I have missed my blog, and I owe you all a story, so here's one.
I have a friend I'll call Elle, who is a very talented actress and sometime film producer. Earlier this summer, I was looking for something to do on a Friday night. Elle invited me out to a party that was being thrown at the home of a producer that she had worked with early on in her career.
"I know you hate this industry schmoozing stuff," she said, "but there'll be a free open bar and I really should go. I could make a few good connections there. It's something to do, anyway."

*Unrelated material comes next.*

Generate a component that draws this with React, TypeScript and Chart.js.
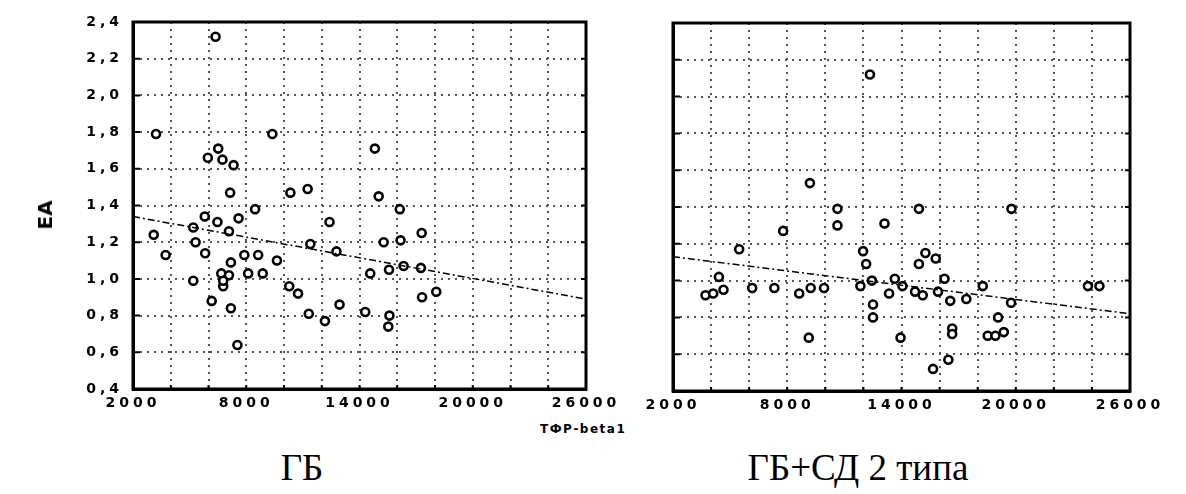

I was happy to tag along, although I do indeed hate "industry schmoozing stuff." It is next to impossible to have a normal conversation at one of these parties; everyone has a project to hawk, and the first question that anybody asks you is, "Are you an actor/director/writer/producer?" If you are not one of those things, and the person with whom you are speaking figures out that you can do nothing to further his/her career or latest project, they stop pretending to have any interest in the conversation. Readers, I have had people walk away from me
in midsentence at some of these shindigs. I mean that literally - they spot somebody that they worked with, or someone they've been waiting to meet, and off they go. Of course, not everybody acts that way, and when they do, it's not personal. They're all vying for their next paychecks, or trying to break into the business; entertainment isn't a 9 to 5 industry. I have the luxury of knowing that I'm getting paid every Friday, so instead of getting angry, I just get another free cocktail and flirt with the bartender, who is always an attractive, in-between-jobs actor.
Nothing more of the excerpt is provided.